A friend just posted this page from the travel book, “The Longest Way Home: One Man’s Quest for the Courage to Settle Down, ” and it captures one element of the importance of travel beautifully!
It’s written by the travel writing award-winning Andrew McCarthy (IMDB bio), who you may know from his acting career, as an original Brat Pack member (Pretty in Pink, St. Elmo’s Fire, later Weekend at Bernie’s).
Reposted from Grace – “A great read so far! Recommended for all who dream of travel, have dabbled in travel, or have been incurable from the travel bug.” Thanks Grace!

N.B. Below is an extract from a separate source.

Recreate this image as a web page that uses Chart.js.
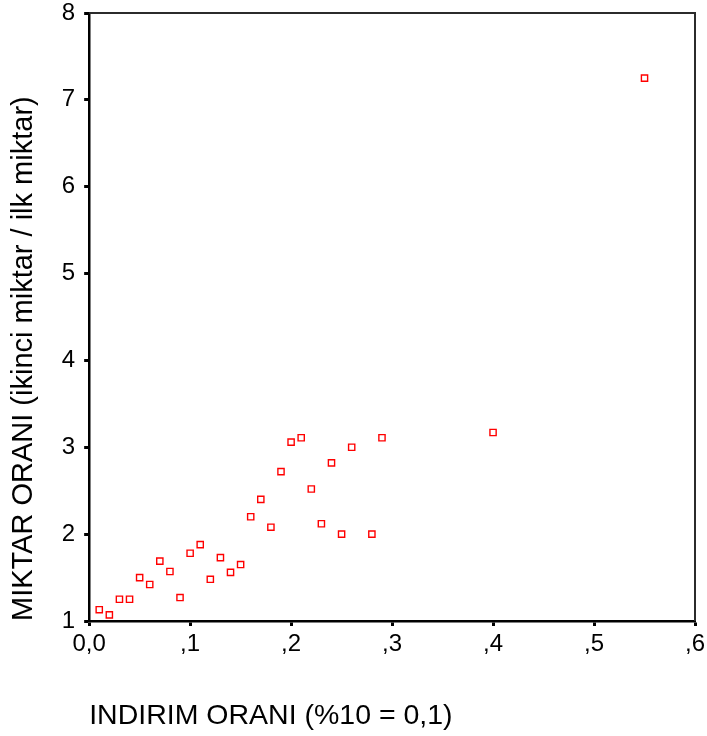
<!DOCTYPE html>
<html>
<head>
<meta charset="utf-8">
<script src="https://cdn.jsdelivr.net/npm/chart.js@4.4.1/dist/chart.umd.min.js"></script>
<style>
    html, body { margin: 0; padding: 0; background: #fff; }
    #wrap { width: 707px; height: 736px; }
</style>
</head>
<body>
<div id="wrap"><canvas id="scatter"></canvas></div>
<script>
// Discount ratio (x) vs quantity ratio (y)
const indirimOrani = [
    0.01, 0.02, 0.03, 0.04, 0.05, 0.06, 0.07, 0.08, 0.09, 0.10,
    0.11, 0.12, 0.13, 0.14, 0.15, 0.16, 0.17, 0.18, 0.19, 0.20,
    0.21, 0.22, 0.23, 0.24, 0.25, 0.26, 0.28, 0.29, 0.40, 0.55
];
const miktarOrani = [
    1.13, 1.07, 1.25, 1.25, 1.50, 1.42, 1.69, 1.57, 1.27, 1.78,
    1.88, 1.48, 1.73, 1.56, 1.65, 2.20, 2.40, 2.08, 2.72, 3.06,
    3.11, 2.52, 2.12, 2.82, 2.00, 3.00, 2.00, 3.11, 3.17, 7.25
];

// Axis tick labels (comma decimal, leading zero dropped)
const xTickLabels = ['0,0', ',1', ',2', ',3', ',4', ',5', ',6'];
const yTickValues = [1, 2, 3, 4, 5, 6, 7, 8];

const FONT = "'Liberation Sans', Arial, Helvetica, sans-serif";

const points = indirimOrani.map((x, i) => ({ x: x, y: miktarOrani[i] }));

// Closes the plot box along the top and right edges
const frameBox = {
    id: 'frameBox',
    afterDraw(chart) {
        const { ctx, chartArea } = chart;
        ctx.save();
        ctx.strokeStyle = '#2b2b2b';
        ctx.lineWidth = 2;
        ctx.beginPath();
        ctx.moveTo(chartArea.left, chartArea.top);
        ctx.lineTo(chartArea.right, chartArea.top);
        ctx.lineTo(chartArea.right, chartArea.bottom);
        ctx.stroke();
        ctx.restore();
    }
};

new Chart(document.getElementById('scatter'), {
    type: 'scatter',
    data: {
        datasets: [{
            data: points,
            pointStyle: 'rect',
            pointRadius: 4.4,
            pointHoverRadius: 4.4,
            pointBorderWidth: 1.4,
            borderColor: '#ff0000',
            backgroundColor: '#ffffff'
        }]
    },
    options: {
        responsive: true,
        maintainAspectRatio: false,
        animation: false,
        layout: { padding: { left: 3, right: 0, top: 0, bottom: 0 } },
        plugins: {
            legend: { display: false },
            tooltip: { enabled: false }
        },
        scales: {
            x: {
                type: 'linear',
                min: 0,
                max: 0.6,
                afterBuildTicks(scale) {
                    scale.ticks = xTickLabels.map((_, i) => ({ value: i / 10 }));
                },
                // let the last label hang closer to the edge
                afterFit(scale) {
                    scale.paddingRight = 12;
                },
                ticks: {
                    color: '#000',
                    font: { family: FONT, size: 24 },
                    padding: 4,
                    maxRotation: 0,
                    callback: (v, i) => xTickLabels[i]
                },
                grid: {
                    drawOnChartArea: false,
                    color: '#000',
                    tickLength: 5,
                    tickWidth: 3
                },
                border: { color: '#000', width: 2.5 },
                title: {
                    display: true,
                    text: 'INDIRIM ORANI (%10 = 0,1)',
                    align: 'start',
                    color: '#000',
                    font: { family: FONT, size: 28.5 },
                    padding: { top: 36, bottom: 3 }
                }
            },
            y: {
                type: 'linear',
                min: 1,
                max: 8,
                afterBuildTicks(scale) {
                    scale.ticks = yTickValues.map(v => ({ value: v }));
                },
                afterFit(scale) {
                    scale.paddingTop = 13;
                },
                ticks: {
                    color: '#000',
                    font: { family: FONT, size: 24 },
                    padding: 9
                },
                grid: {
                    drawOnChartArea: false,
                    color: '#000',
                    tickLength: 5,
                    tickWidth: 3
                },
                border: { color: '#000', width: 2.5 },
                title: {
                    display: true,
                    text: 'MIKTAR ORANI (ikinci miktar / ilk miktar)',
                    align: 'start',
                    color: '#000',
                    font: { family: FONT, size: 29 },
                    padding: { top: 4, bottom: 11 }
                }
            }
        }
    },
    plugins: [frameBox]
});
</script>
</body>
</html>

Who knew that McCarthy, a familiar face on the big screen (St. Elmo’s Fire, Pretty in Pink) and the small (Law & Order, Monk), is also a noted travel writer! An editor at large for National Geographic Traveler and winner of several awards (including Travel Journalist of the Year), he contributes travel articles to numerous publications, and his work has appeared in the anthology The Best American Travel Writing. This is not some memoir written by an actor who fancies himself a world traveler. McCarthy really is a world traveler—and a damned fine writer, too. The book features eight destinations—New York, Patagonia, the Amazon, the Osa, Vienna, Baltimore, Kilimanjaro, and Dublin—and, along the way, McCarthy explores himself, too, introducing us to a man whose love for life is matched only by his love for the woman he would eventually marry (and whose growing importance to McCarthy is a thread that runs throughout the book). To readers who think, “Andrew McCarthy? Really?” the answer is a resounding and emphatic yes. Really.
Andrew McCarthy as a travel writer:
Andrew is an award-winning travel writer. He is an editor-at-large at National Geographic Traveler, and has written for The New York Times, The Atlantic, The Wall Street Journal,Slate, Travel+Leisure, Afar, Men’s Journal, Bon Appetit, National Geographic Adventure, and others. The Society of American Travel Writers named him their 2010 “Travel Journalist of the Year,” and in 2011 he won their “Grand Award.” He also was awarded the 2011 “Grand Award” from the North American Travel Journalists Association, and has three times been cited for notable work in the “Best American Travel Writing” series.